Os danos colaterais que a guerra comercial EUA-China provocaria são especialmente ruinosos para uma semicolônia como o Brasil, que não tem a autonomia necessária para alinhar-se unilateralmente a nenhum dos dois campos beligerantes, mas também prejudicam a União Europeia, cujas exportações respondem por metade de seu crescimento. “As dificuldades para engrenar um modelo mais atrelado à demanda doméstica”, escreve Carneiro, “passa [sic] pelos sucessivos ajustes fiscais, sobretudo na periferia da região.” Na média da OCDE, o nível de investimento tem sido 15% inferior ao necessário para que o estoque de capital produtivo líquido aumente no mesmo ritmo anual que no período 1990-2007. Enquanto a recuperação estadunidense dá lugar às operações de fusão e aquisição e à recompra de ações e distribuição de dividendos, alarga-se o abismo entre desenvolvimento tecnológico, por um lado, e uma produtividade do trabalho que tem aumentado cada vez menos desde antes da crise, por outro.

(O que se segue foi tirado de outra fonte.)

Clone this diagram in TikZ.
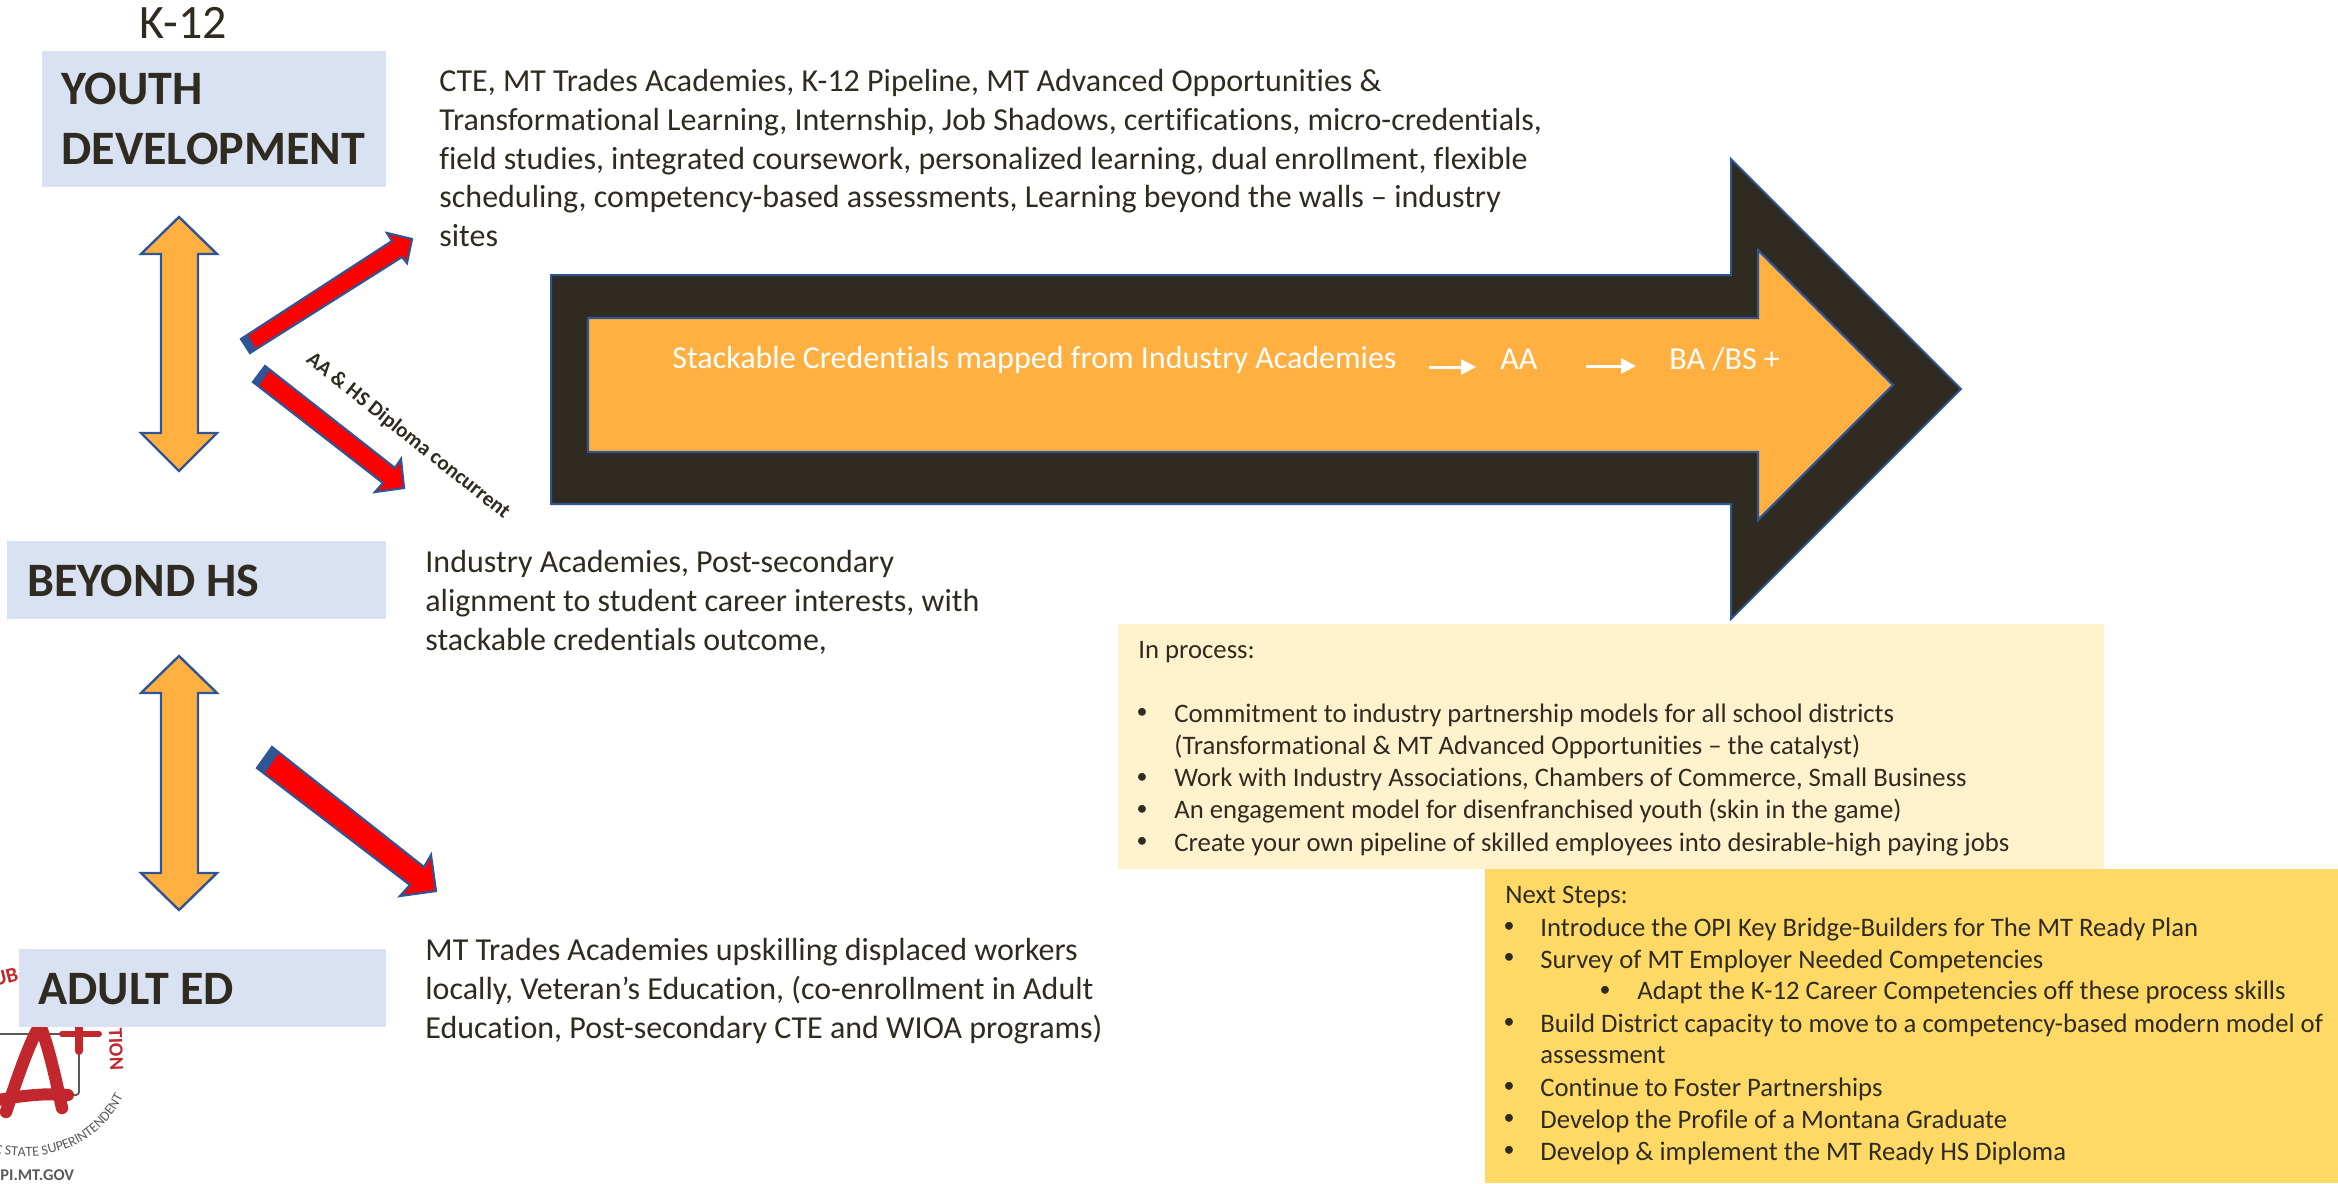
\documentclass[tikz,border=0pt]{standalone}
\usepackage{fontspec}
\setmainfont[Ligatures=CommonOff]{Carlito}
\usetikzlibrary{decorations.text,arrows.meta}
\definecolor{ink}{HTML}{2F2B20}
\definecolor{bluefill}{HTML}{D9E2F3}
\definecolor{orangefill}{HTML}{FFB041}
\definecolor{edge}{HTML}{2F5597}
\definecolor{pale}{HTML}{FFF2CC}
\definecolor{gold}{HTML}{FFD966}
\definecolor{logored}{HTML}{C1272D}
\definecolor{loggray}{HTML}{58595B}
\tikzset{
 x=0.5pt,y=-0.5pt,
 headtxt/.style={font=\fontsize{24}{29.8}\selectfont\bfseries,text=ink,inner sep=0,align=left,anchor=west},
 bodytxt/.style={font=\fontsize{16}{19.35}\selectfont,text=ink,inner sep=0,align=left,anchor=north west},
 smalltxt/.style={font=\fontsize{13.35}{16}\selectfont,text=ink,inner sep=0,anchor=base west},
 bult/.style={font=\fontsize{11}{12}\selectfont,text=ink,inner sep=0,anchor=center},
 whitetxt/.style={anchor=base west,inner sep=0,text=white,font=\fontsize{16}{19}\selectfont},
 dbl/.style={fill=orangefill,draw=edge,line width=1.2pt,miter limit=10},
 redarrow/.style={fill=red,draw=edge,line width=1.1pt,line join=miter},
 bigout/.style={fill=ink,draw=edge,line width=1pt},
 bigin/.style={fill=orangefill,draw=edge,line width=1.2pt},
 wht/.style={draw=white,line width=1.5pt,-{Triangle[length=7.5pt,width=7.5pt]}},
}
\begin{document}
\begin{tikzpicture}
\useasboundingbox (0,0) rectangle (2338,1183);
% logo
\draw[loggray,line width=0.9pt,rounded corners=1.5pt] (0,1034) -- (79,1034) -- (79,1095) -- (0,1095);
\draw[logored,line width=6.2pt,line cap=round,line join=round] (6,1112) .. controls (15,1085) and (28,1045) .. (40,1025) .. controls (50,1050) and (58,1090) .. (62,1108);
\draw[logored,line width=6pt,line cap=round] (-2,1100) .. controls (25,1095) and (50,1093) .. (68,1095);
\draw[logored,line width=3pt,line cap=round] (62,1034) -- (99,1034);
\draw[logored,line width=4pt,line cap=round] (79,1020) -- (79,1051);
\node (tion) [rotate=-88,text=logored,font=\fontsize{10}{10}\selectfont\bfseries,inner sep=0] at (116,1049) {TION};
\node (ub) [anchor=east,rotate=14,text=logored,font=\fontsize{10.5}{10}\selectfont\bfseries,inner sep=0] at (18,974) {UB};
\path[postaction={decorate},decoration={text along path,text align={left},text={|\fontsize{7}{8}\selectfont\color{loggray}|C STATE SUPERINTENDENT}}] (-6,1153) .. controls (55,1166) and (110,1140) .. (130,1080);
\node (gov) [anchor=west,inner sep=0,text=loggray,font=\fontsize{8.2}{10}\selectfont\bfseries] at (0,1175) {PI.MT.GOV};
% heading boxes
\node (k12) [font=\fontsize{24}{28}\selectfont,text=ink,inner sep=0] at (183,23) {K-12};
\fill[bluefill] (42,51) rectangle (386,187);
\node (yd) [headtxt] at (61,119) {YOUTH\\DEVELOPMENT};
\fill[bluefill] (7,541) rectangle (386,619);
\node (bh) [headtxt] at (27,581) {BEYOND HS};
\fill[bluefill] (19,949) rectangle (386,1027);
\node (ae) [headtxt] at (38,989) {ADULT ED};
% body text
\node (t1) [bodytxt] at (439,69) {CTE, MT Trades Academies, K-12 Pipeline, MT Advanced Opportunities \&\\Transformational Learning, Internship, Job Shadows, certifications, micro-credentials,\\field studies, integrated coursework, personalized learning, dual enrollment, flexible\\scheduling, competency-based assessments, Learning beyond the walls – industry\\sites};
\node (t2) [bodytxt] at (425,550) {Industry Academies, Post-secondary\\alignment to student career interests, with\\stackable credentials outcome,};
\node (t3) [bodytxt] at (425,938) {MT Trades Academies upskilling displaced workers\\locally, Veteran’s Education, (co-enrollment in Adult\\Education, Post-secondary CTE and WIOA programs)};
% double arrows
\draw[dbl] (179,217) -- (217,254) -- (198,254) -- (198,433) -- (217,433) -- (179,471) -- (141,433) -- (161,433) -- (161,254) -- (141,254) -- cycle;
\draw[dbl] (179,656) -- (217,693) -- (198,693) -- (198,873) -- (217,873) -- (179,910) -- (141,873) -- (161,873) -- (161,693) -- (141,693) -- cycle;
% red arrows
\draw[redarrow] (241,339) -- (392,241) -- (387,233) -- (412,239) -- (407,263) -- (402,257) -- (250,353) -- cycle;
\fill[edge] (241,339) -- (248,335) -- (256,349) -- (250,353) -- cycle;
\draw[redarrow] (265,366) -- (395,468) -- (401,459) -- (404,488) -- (375,492) -- (383,483) -- (253,382) -- cycle;
\fill[edge] (265,366) -- (270,370) -- (259,386) -- (253,382) -- cycle;
\draw[redarrow] (272,747) -- (424,867) -- (431,855) -- (436,891) -- (400,896) -- (410,885) -- (257,768) -- cycle;
\fill[edge] (272,747) -- (279,753) -- (265,773) -- (257,768) -- cycle;
\node (aa) [rotate=-38.5,font=\fontsize{10.6}{12}\selectfont\bfseries,text=ink,inner sep=0] at (408,436) {AA \& HS Diploma concurrent};
% big arrow
\draw[bigout] (551,275) -- (1731,275) -- (1731,159) -- (1961,389) -- (1731,619) -- (1731,504) -- (551,504) -- cycle;
\draw[bigin] (588,318) -- (1758,318) -- (1758,250) -- (1893,385) -- (1758,520) -- (1758,452) -- (588,452) -- cycle;
\node (s1) [whitetxt] at (672,368) {Stackable Credentials mapped from Industry Academies};
\node (s2) [whitetxt] at (1500,369) {AA};
\node (s3) [whitetxt] at (1669,369) {BA /BS +};
\coordinate (a1) at (1429,367);
\coordinate (a2) at (1476,367);
\coordinate (a3) at (1586,366);
\coordinate (a4) at (1636,366);
\draw[wht] (a1) -- (a2);
\draw[wht] (a3) -- (a4);
% in-process box
\fill[pale] (1118,624) rectangle (2104,869);
\node (p0) [smalltxt] at (1138,658) {In process:};
\node (p1) [bult] at (1142,713) {•};
\node (p1t) [smalltxt] at (1174,722) {Commitment to industry partnership models for all school districts};
\node (p1u) [smalltxt] at (1174,754) {(Transformational \& MT Advanced Opportunities – the catalyst)};
\node (p2) [bult] at (1142,778) {•};
\node (p2t) [smalltxt] at (1174,786) {Work with Industry Associations, Chambers of Commerce, Small Business};
\node (p3) [bult] at (1142,810) {•};
\node (p3t) [smalltxt] at (1174,818) {An engagement model for disenfranchised youth (skin in the game)};
\node (p4) [bult] at (1142,842) {•};
\node (p4t) [smalltxt] at (1174,851) {Create your own pipeline of skilled employees into desirable-high paying jobs};
% next-steps box
\fill[gold] (1485,869) rectangle (2338,1183);
\node (n0) [smalltxt] at (1505,903) {Next Steps:};
\node (n1) [bult] at (1509,927) {•};
\node (n1t) [smalltxt] at (1540,936) {Introduce the OPI Key Bridge-Builders for The MT Ready Plan};
\node (n2) [bult] at (1509,958) {•};
\node (n2t) [smalltxt] at (1540,968) {Survey of MT Employer Needed Competencies};
\node (n3) [bult] at (1605,991) {•};
\node (n3t) [smalltxt] at (1637,999) {Adapt the K-12 Career Competencies off these process skills};
\node (n4) [bult] at (1509,1023) {•};
\node (n4t) [smalltxt] at (1540,1032) {Build District capacity to move to a competency-based modern model of};
\node (n4u) [smalltxt] at (1540,1063) {assessment};
\node (n5) [bult] at (1509,1087) {•};
\node (n5t) [smalltxt] at (1540,1096) {Continue to Foster Partnerships};
\node (n6) [bult] at (1509,1119) {•};
\node (n6t) [smalltxt] at (1540,1128) {Develop the Profile of a Montana Graduate};
\node (n7) [bult] at (1509,1151) {•};
\node (n7t) [smalltxt] at (1540,1160) {Develop \& implement the MT Ready HS Diploma};
\end{tikzpicture}
\end{document}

A conformação de uma bolha no mercado financeiro estadunidense é a consequência mais explicita do impasse em que se encontra o capital: a taxa de lucro atual não é suficiente para estimular o investimento produtivo, ao mesmo tempo que a diminuição dos salários reduz o consumo e, por isso, também desencoraja o investimento. A reforma da previdência evidentemente não poderá tirar o Brasil desse impasse que se dá em escala mundial. E apesar de todo bombardeio ideológico que realiza na mídia, a burguesia sabe disso, não à toa o último boletim Focus divulgado pelo Banco Central com as perspectivas do mercado revisa para baixo as perspectivas de crescimento do Brasil em 2019. Mesmo com a sua aprovação não estão garantidos novos investimentos, devido ao elevado nível de desemprego e endividamento no país. A reforma também não é garantia para a situação imediata fiscal do estado, uma vez que seus efeitos fiscais virão no longo prazo. E, principalmente, como expusemos, o prognóstico da economia mundial é determinante e poderá colocar em xeque qualquer perspectiva de recuperação numa semicolônia como o país.